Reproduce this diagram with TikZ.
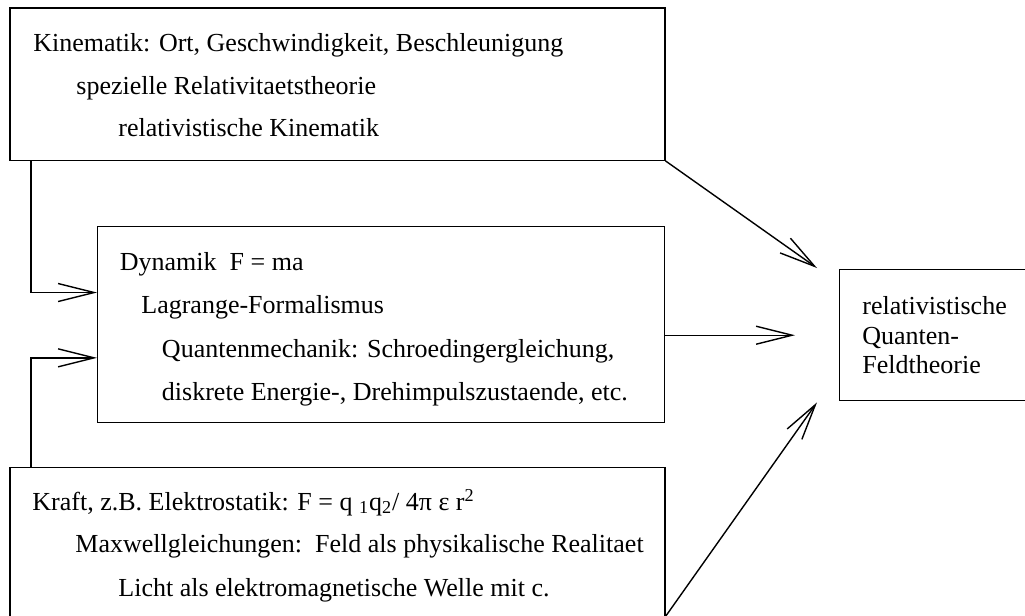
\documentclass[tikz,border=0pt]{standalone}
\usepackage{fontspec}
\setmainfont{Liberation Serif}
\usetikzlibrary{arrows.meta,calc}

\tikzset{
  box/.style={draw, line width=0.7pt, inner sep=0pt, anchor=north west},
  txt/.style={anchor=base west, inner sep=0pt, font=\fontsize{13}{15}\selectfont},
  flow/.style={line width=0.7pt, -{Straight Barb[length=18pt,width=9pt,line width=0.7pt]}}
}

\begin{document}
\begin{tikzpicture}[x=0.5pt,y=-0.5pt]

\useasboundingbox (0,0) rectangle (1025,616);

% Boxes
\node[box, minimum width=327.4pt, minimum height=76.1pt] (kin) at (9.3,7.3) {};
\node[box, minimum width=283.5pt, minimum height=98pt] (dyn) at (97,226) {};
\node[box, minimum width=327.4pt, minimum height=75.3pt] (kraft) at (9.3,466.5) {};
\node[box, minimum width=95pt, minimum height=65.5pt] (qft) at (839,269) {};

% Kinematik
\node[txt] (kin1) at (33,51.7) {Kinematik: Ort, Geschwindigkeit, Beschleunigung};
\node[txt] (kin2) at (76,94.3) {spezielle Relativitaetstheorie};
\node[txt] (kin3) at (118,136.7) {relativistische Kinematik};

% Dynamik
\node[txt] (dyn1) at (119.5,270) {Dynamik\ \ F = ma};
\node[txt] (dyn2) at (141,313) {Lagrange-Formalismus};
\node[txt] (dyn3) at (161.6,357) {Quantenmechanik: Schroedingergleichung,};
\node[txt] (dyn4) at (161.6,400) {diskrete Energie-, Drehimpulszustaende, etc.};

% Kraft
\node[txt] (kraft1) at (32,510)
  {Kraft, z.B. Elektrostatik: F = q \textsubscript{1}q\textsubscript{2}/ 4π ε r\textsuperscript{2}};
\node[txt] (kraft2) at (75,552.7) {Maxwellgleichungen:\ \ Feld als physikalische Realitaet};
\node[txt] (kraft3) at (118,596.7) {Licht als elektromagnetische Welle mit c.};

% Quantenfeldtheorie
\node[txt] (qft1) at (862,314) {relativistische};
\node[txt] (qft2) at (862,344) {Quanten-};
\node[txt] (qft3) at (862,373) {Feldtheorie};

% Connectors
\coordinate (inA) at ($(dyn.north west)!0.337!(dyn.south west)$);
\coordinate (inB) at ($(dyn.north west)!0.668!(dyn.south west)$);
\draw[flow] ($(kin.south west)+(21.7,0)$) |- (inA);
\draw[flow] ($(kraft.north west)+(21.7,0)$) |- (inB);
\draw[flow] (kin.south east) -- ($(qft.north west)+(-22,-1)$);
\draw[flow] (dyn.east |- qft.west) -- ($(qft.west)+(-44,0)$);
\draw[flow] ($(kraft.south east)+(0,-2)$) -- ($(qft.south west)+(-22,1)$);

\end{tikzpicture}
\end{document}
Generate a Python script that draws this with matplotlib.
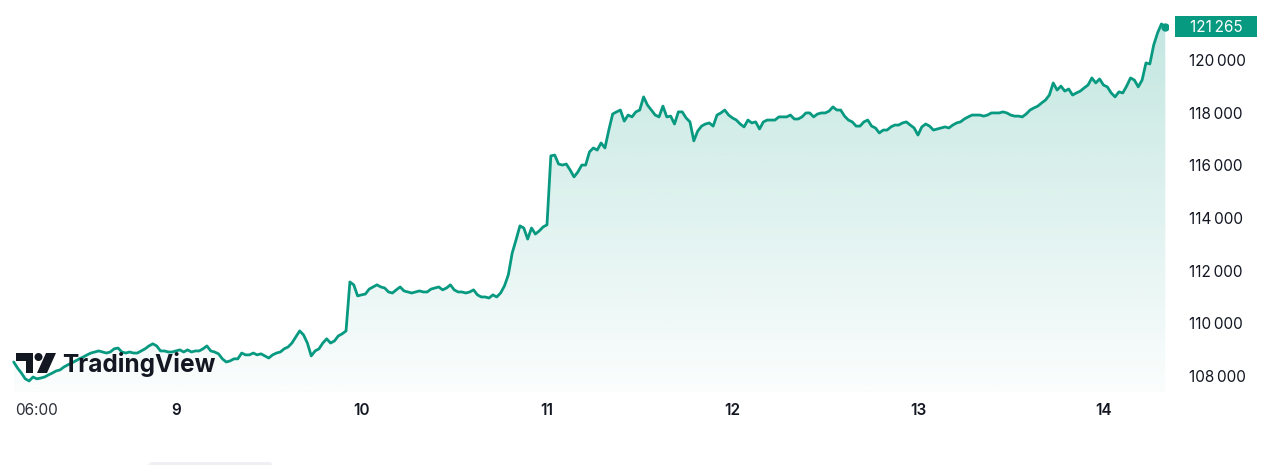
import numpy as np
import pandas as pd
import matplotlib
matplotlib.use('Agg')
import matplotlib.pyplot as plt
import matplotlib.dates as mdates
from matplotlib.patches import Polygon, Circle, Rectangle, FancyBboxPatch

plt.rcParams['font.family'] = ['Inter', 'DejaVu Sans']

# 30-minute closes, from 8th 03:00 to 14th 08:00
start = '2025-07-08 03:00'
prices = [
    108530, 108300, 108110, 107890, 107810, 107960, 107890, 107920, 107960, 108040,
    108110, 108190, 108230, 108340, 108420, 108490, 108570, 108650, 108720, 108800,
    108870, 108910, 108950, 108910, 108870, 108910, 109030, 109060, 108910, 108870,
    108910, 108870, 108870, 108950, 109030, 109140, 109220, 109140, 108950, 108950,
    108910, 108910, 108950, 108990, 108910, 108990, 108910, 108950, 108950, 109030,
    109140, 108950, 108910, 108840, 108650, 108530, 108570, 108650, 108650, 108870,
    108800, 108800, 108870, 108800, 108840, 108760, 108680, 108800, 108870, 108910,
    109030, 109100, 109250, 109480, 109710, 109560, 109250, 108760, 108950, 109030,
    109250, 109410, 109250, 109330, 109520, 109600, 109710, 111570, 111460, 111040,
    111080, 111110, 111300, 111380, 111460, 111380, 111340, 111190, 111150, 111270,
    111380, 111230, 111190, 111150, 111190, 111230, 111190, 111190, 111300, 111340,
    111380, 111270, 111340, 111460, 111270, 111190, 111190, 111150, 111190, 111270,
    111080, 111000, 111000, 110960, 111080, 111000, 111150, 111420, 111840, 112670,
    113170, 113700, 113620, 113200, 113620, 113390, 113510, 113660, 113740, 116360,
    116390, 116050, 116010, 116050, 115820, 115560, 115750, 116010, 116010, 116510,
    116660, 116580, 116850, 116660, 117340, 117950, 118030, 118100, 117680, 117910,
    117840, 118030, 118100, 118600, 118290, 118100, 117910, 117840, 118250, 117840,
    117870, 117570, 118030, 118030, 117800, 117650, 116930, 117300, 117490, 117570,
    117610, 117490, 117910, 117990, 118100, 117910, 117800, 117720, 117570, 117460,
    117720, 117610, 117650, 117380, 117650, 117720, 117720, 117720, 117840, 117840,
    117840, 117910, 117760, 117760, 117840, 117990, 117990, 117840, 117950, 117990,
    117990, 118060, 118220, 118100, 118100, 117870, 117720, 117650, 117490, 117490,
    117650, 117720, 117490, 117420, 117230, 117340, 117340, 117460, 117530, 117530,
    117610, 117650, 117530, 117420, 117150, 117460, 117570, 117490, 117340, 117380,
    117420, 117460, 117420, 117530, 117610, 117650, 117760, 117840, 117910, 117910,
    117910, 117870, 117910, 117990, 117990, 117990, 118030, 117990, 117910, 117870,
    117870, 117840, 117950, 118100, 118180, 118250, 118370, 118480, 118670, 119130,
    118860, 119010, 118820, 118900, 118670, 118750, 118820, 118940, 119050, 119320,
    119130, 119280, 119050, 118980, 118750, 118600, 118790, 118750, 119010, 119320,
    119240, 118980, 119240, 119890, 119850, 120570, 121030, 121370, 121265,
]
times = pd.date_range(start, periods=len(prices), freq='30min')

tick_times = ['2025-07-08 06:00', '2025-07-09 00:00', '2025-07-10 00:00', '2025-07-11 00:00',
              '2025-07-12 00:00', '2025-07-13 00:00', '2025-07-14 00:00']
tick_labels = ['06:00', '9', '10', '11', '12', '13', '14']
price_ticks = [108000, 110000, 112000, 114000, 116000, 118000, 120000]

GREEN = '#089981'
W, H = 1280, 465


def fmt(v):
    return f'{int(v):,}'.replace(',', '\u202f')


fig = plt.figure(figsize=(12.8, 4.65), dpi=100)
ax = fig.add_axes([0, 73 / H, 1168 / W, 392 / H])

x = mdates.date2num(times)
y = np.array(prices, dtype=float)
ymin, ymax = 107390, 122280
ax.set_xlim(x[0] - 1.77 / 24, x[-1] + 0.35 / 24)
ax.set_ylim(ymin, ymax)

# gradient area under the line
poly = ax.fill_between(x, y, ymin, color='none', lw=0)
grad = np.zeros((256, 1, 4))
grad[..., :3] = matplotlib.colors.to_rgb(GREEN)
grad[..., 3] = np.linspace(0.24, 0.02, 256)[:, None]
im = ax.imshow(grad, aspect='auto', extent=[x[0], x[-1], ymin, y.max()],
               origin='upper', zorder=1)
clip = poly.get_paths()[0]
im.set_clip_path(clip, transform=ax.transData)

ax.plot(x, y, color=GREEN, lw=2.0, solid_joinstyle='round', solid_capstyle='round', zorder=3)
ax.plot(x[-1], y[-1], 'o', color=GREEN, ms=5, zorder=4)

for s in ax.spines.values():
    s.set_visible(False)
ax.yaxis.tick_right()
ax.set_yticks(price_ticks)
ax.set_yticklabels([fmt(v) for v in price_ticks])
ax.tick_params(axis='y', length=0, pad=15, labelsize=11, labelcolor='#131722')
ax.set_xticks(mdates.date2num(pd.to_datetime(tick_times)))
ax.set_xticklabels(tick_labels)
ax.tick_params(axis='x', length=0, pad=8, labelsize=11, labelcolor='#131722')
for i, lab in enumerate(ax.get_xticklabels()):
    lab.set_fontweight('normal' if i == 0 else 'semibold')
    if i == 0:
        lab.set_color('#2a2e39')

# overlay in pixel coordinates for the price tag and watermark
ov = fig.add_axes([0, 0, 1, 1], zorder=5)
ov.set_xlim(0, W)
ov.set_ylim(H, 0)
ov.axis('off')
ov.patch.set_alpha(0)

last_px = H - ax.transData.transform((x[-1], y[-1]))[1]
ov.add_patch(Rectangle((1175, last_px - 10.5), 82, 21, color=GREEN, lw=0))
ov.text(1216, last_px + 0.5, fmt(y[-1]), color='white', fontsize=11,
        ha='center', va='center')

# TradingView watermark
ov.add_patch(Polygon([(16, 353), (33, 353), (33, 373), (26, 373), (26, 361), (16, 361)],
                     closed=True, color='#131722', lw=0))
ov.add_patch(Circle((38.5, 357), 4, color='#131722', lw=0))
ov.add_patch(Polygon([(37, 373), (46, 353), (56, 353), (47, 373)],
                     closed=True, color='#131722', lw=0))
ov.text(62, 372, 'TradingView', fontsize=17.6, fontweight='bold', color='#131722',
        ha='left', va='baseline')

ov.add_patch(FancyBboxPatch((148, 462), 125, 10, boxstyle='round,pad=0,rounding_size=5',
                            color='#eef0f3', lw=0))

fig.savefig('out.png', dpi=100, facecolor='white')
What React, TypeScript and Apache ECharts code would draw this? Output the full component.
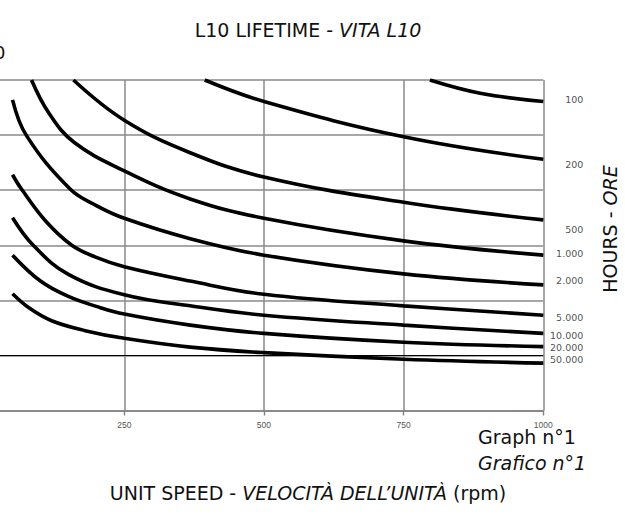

→ Instructions to follow
Gather from the records above every line containing the string "with".

→ Problem solution
Reproduce this diagram with TikZ.
Generate a Python script that draws this with matplotlib.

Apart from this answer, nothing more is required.